Медную монету обвязывали тряпицей, перевязывали ниткой сверху, оставляя торчащий султанчик — как завертывается в бумажку трюфель. «Жосточку» подкидывали внутренней стороной ноги, «щечкой». Она падала грязным грузиком вниз. Чемпион двора ухитрялся доходить до 160 раз. Он был кривоног и имел ступню, подвернутую вовнутрь. Мы ему завидовали.
О, незабвенные жосточки — трюфели военной поры!..
Шиком старших были золотые коронки — «фиксы», которые ставились на здоровые зубы, а то и зашитые под кожу жемчужины. Мы же довольствовались наколками, сделанными чернильным пером.
Приводы в милицию за езду на подножках были обычным явлением. Родители целый день находились на работе. Местами наших сборищ служили чердак и крыша. Оттуда было видно всю Москву, и оттуда было удобно бросить патрон с гвоздиком, подвязанным под капсюль. Ударившись о тротуар, сооружение взрывалось. Туда и принес мне мой старший друг Жирик первую для меня зеленую книгу Пастернака.
Пастернак внимал моим сообщениям об эпопеях двора с восхищенным лицом сообщника. Он был жаден до жизни в любых ее проявлениях.

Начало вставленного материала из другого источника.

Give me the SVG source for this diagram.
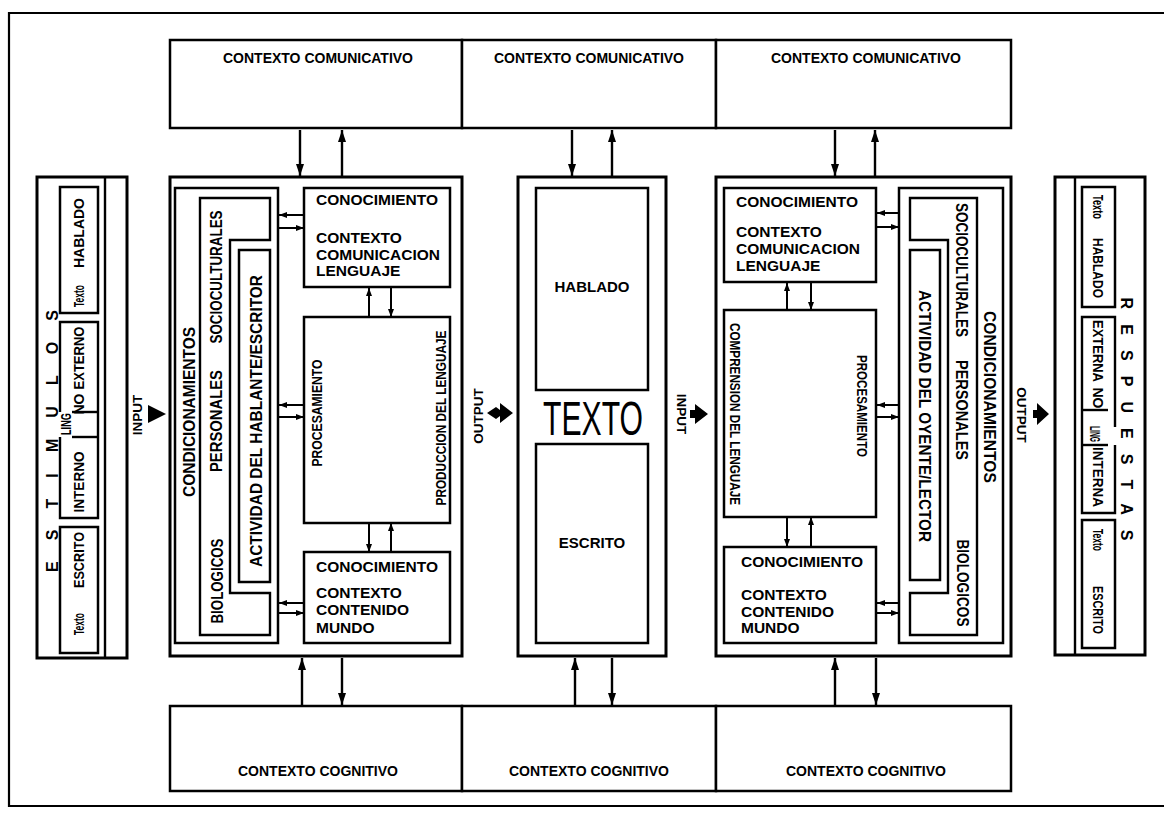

Сейчас понятие двора изменилось. Исчезло понятие общности, соседи не знают друг друга по именам даже. Недавно, наехав, я не узнал Щипковского. Наши святыни — забор и помойка — исчезли. На скамейке гитарная группа подбирала что-то. Уж не «Свечу» ли, что горела на столе?..
Так же благодаря изящной мелодии впорхнуло в быт страны цветаевское: «Мне нравится, что вы больны не мной».
* * *
Когда-то говоря в журнале «Иностранная литература» о переводах Пастернака и слитности культур, я целиком процитировал его «Гамлета» (так впервые было напечатано это стихотворение). Не то машинистка ошиблась, не то наборщик, не то «Аве, Оза» повлияло, но в результате опечатки «авва отче» предстало с латинским акцентом как «аве, отче». С запозданием восстанавливаю правильность текста:
Если только можно, авва отче,
Чашу эту мимо пронеси…
Эта нота как эхо отзывается в соседнем стихотворении:
Чтоб эта чаша смерти миновала,
В поту кровавом он молил Отца.
Недавно тбилисский Музей Дружбы народов приобрел архив Пастернака. С волнением, как старого знакомого, я встретил первоначальный вариант «Гамлета», заученный мной по изумрудной тетрадке. В том же архиве я увидел под исходным номером мое детское письмо Пастернаку. В двух строфах «Гамлета» уже угадывается гул, предчувствие судьбы.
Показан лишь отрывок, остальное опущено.